┌────────

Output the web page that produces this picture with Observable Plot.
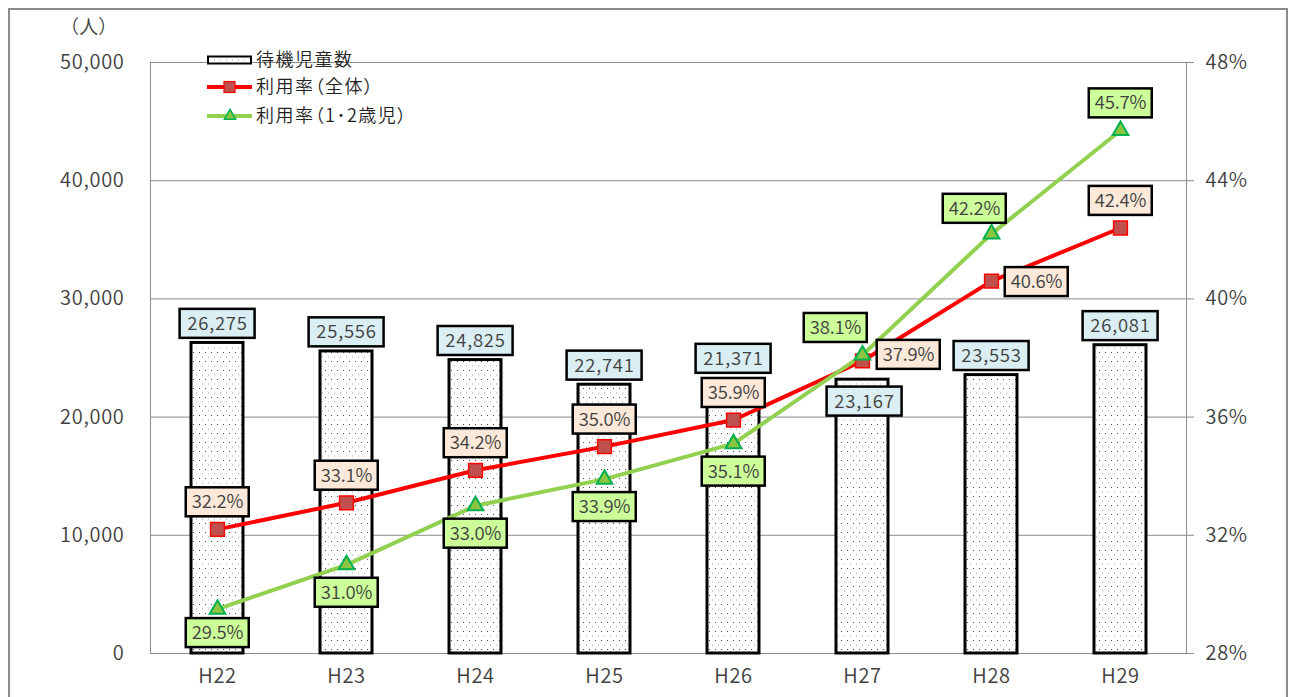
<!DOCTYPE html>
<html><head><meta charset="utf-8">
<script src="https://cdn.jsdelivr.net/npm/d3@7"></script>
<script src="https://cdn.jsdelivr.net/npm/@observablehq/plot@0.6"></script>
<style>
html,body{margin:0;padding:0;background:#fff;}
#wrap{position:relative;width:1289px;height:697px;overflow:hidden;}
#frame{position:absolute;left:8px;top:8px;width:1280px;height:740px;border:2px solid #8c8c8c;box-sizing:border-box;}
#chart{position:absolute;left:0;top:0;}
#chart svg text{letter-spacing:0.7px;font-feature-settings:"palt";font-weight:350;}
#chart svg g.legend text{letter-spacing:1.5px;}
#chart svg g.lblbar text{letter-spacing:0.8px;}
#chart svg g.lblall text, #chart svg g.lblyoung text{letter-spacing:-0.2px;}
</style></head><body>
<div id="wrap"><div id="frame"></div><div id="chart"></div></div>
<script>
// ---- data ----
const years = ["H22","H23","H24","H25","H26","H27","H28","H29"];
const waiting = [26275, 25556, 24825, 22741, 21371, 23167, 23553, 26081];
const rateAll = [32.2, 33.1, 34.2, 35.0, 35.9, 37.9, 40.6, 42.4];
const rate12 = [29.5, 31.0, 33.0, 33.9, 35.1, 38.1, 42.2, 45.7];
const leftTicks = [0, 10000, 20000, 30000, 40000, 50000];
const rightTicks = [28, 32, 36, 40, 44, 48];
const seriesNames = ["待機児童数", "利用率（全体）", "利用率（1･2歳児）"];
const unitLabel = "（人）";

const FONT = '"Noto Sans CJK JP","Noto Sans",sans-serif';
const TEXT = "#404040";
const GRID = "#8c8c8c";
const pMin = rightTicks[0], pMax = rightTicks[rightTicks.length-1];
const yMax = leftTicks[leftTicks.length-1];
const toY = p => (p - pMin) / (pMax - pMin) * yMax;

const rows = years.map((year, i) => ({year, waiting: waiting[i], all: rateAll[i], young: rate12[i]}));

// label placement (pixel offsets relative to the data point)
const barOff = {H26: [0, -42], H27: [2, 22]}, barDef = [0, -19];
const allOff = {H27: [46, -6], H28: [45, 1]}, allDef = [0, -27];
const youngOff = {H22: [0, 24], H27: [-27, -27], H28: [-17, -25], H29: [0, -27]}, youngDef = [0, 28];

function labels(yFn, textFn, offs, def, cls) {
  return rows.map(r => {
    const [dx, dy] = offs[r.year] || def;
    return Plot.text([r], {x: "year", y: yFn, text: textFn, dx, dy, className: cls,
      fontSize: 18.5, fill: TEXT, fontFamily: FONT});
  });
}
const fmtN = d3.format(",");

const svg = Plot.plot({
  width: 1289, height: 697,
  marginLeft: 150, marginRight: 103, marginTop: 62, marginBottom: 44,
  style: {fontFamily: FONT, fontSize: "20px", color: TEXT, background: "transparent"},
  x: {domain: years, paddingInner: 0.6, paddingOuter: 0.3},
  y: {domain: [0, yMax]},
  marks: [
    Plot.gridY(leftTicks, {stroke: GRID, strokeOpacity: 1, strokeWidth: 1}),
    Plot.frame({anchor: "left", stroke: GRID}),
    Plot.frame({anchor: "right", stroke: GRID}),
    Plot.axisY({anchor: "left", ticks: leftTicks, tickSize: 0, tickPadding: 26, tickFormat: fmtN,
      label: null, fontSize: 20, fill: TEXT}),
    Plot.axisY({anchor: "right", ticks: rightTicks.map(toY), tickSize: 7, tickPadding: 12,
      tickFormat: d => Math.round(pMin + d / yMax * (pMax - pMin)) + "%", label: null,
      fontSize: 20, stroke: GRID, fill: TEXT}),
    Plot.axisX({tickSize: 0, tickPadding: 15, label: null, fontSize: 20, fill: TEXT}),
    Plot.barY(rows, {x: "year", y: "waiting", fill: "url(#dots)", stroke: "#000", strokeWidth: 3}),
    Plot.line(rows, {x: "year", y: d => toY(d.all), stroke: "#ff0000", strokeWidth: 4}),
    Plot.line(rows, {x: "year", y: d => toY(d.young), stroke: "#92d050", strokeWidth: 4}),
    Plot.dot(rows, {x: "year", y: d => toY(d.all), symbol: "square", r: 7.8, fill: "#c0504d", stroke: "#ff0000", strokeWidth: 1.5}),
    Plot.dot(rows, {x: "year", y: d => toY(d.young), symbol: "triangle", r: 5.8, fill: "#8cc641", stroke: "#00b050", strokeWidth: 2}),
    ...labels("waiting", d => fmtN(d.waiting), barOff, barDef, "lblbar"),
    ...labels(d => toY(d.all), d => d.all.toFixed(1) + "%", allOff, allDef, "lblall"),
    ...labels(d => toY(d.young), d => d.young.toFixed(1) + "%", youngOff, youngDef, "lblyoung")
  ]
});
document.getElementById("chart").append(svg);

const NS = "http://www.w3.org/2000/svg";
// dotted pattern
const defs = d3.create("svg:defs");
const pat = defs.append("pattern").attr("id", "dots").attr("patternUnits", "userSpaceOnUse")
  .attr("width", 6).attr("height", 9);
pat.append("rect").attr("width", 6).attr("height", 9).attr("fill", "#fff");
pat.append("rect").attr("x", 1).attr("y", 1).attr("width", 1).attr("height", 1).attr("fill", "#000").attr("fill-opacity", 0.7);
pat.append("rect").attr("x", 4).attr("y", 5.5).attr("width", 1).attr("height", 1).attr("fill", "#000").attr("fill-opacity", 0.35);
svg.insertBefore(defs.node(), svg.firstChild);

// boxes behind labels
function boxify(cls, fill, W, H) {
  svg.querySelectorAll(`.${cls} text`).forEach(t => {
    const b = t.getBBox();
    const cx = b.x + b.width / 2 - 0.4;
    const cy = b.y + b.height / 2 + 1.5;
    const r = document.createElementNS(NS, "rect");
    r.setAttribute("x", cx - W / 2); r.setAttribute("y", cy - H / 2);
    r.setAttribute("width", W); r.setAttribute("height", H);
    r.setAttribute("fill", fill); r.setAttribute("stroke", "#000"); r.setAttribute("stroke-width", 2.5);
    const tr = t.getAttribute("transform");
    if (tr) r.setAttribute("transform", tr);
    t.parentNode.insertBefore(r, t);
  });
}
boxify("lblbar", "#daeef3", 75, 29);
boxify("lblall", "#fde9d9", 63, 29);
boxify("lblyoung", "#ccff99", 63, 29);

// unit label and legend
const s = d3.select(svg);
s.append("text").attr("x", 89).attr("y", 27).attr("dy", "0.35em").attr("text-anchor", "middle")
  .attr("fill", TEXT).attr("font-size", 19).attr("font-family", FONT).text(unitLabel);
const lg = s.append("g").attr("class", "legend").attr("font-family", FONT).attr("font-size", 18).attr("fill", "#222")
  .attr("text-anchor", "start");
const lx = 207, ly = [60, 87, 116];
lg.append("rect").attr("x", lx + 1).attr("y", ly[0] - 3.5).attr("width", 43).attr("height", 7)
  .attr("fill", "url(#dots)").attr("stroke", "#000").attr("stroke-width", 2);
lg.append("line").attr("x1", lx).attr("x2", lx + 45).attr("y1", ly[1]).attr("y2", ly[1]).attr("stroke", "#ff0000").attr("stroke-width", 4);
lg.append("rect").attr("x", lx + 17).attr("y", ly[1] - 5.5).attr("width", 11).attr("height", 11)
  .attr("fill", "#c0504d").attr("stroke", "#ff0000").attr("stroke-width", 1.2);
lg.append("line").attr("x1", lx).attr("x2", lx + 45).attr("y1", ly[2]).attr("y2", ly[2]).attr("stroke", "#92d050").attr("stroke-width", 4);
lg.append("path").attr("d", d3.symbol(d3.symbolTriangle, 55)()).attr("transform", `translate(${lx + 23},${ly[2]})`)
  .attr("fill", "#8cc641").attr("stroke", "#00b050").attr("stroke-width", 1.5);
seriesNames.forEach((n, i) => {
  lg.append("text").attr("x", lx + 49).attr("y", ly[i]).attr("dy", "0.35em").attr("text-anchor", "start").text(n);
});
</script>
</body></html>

└────────
┌────────

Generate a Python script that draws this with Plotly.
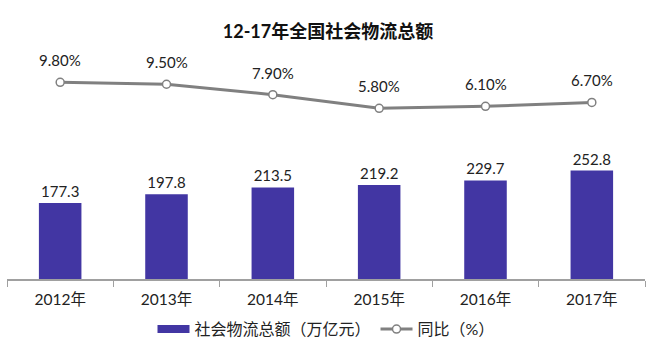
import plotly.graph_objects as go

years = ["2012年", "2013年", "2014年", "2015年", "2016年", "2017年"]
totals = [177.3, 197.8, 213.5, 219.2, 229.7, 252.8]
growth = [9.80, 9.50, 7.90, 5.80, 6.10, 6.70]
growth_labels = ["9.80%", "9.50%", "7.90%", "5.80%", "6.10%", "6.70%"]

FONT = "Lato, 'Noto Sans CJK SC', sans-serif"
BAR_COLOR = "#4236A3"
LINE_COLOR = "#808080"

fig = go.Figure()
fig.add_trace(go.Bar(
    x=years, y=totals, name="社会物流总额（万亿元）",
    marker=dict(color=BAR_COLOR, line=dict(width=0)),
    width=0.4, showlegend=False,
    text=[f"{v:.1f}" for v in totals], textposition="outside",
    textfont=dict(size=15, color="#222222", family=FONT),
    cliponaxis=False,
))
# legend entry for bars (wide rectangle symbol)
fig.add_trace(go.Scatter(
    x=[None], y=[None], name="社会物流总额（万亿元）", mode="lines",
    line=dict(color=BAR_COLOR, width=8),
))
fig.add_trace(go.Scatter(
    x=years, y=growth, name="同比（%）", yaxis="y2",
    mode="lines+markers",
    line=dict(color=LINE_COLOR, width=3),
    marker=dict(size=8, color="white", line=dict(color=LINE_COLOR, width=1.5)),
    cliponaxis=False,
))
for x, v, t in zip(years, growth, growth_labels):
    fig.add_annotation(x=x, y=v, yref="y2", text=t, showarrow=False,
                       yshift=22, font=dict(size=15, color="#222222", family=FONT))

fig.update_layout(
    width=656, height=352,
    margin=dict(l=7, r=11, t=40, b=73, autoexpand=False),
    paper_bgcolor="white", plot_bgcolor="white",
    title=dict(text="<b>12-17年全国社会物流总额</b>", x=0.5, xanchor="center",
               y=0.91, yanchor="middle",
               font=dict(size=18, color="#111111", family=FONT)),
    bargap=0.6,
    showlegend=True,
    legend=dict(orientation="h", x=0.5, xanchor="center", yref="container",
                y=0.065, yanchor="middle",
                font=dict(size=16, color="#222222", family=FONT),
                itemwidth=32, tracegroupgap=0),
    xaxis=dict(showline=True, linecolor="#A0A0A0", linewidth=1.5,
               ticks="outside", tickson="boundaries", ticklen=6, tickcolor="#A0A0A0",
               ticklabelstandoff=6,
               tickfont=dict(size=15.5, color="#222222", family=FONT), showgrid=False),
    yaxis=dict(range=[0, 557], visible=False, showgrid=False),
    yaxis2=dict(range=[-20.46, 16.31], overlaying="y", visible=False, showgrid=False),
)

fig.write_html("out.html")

└────────

**Exercise**: Using the entries above, extract exactly the lines from the one that contains "Output the web" through the one that contains "youngDef = [0, 28];". Do not carry over any pictures.

**Output for this exercise**:
Output the web page that produces this picture with Observable Plot.
<!DOCTYPE html>
<html><head><meta charset="utf-8">
<script src="https://cdn.jsdelivr.net/npm/d3@7"></script>
<script src="https://cdn.jsdelivr.net/npm/@observablehq/plot@0.6"></script>
<style>
html,body{margin:0;padding:0;background:#fff;}
#wrap{position:relative;width:1289px;height:697px;overflow:hidden;}
#frame{position:absolute;left:8px;top:8px;width:1280px;height:740px;border:2px solid #8c8c8c;box-sizing:border-box;}
#chart{position:absolute;left:0;top:0;}
#chart svg text{letter-spacing:0.7px;font-feature-settings:"palt";font-weight:350;}
#chart svg g.legend text{letter-spacing:1.5px;}
#chart svg g.lblbar text{letter-spacing:0.8px;}
#chart svg g.lblall text, #chart svg g.lblyoung text{letter-spacing:-0.2px;}
</style></head><body>
<div id="wrap"><div id="frame"></div><div id="chart"></div></div>
<script>
// ---- data ----
const years = ["H22","H23","H24","H25","H26","H27","H28","H29"];
const waiting = [26275, 25556, 24825, 22741, 21371, 23167, 23553, 26081];
const rateAll = [32.2, 33.1, 34.2, 35.0, 35.9, 37.9, 40.6, 42.4];
const rate12 = [29.5, 31.0, 33.0, 33.9, 35.1, 38.1, 42.2, 45.7];
const leftTicks = [0, 10000, 20000, 30000, 40000, 50000];
const rightTicks = [28, 32, 36, 40, 44, 48];
const seriesNames = ["待機児童数", "利用率（全体）", "利用率（1･2歳児）"];
const unitLabel = "（人）";

const FONT = '"Noto Sans CJK JP","Noto Sans",sans-serif';
const TEXT = "#404040";
const GRID = "#8c8c8c";
const pMin = rightTicks[0], pMax = rightTicks[rightTicks.length-1];
const yMax = leftTicks[leftTicks.length-1];
const toY = p => (p - pMin) / (pMax - pMin) * yMax;

const rows = years.map((year, i) => ({year, waiting: waiting[i], all: rateAll[i], young: rate12[i]}));

// label placement (pixel offsets relative to the data point)
const barOff = {H26: [0, -42], H27: [2, 22]}, barDef = [0, -19];
const allOff = {H27: [46, -6], H28: [45, 1]}, allDef = [0, -27];
const youngOff = {H22: [0, 24], H27: [-27, -27], H28: [-17, -25], H29: [0, -27]}, youngDef = [0, 28];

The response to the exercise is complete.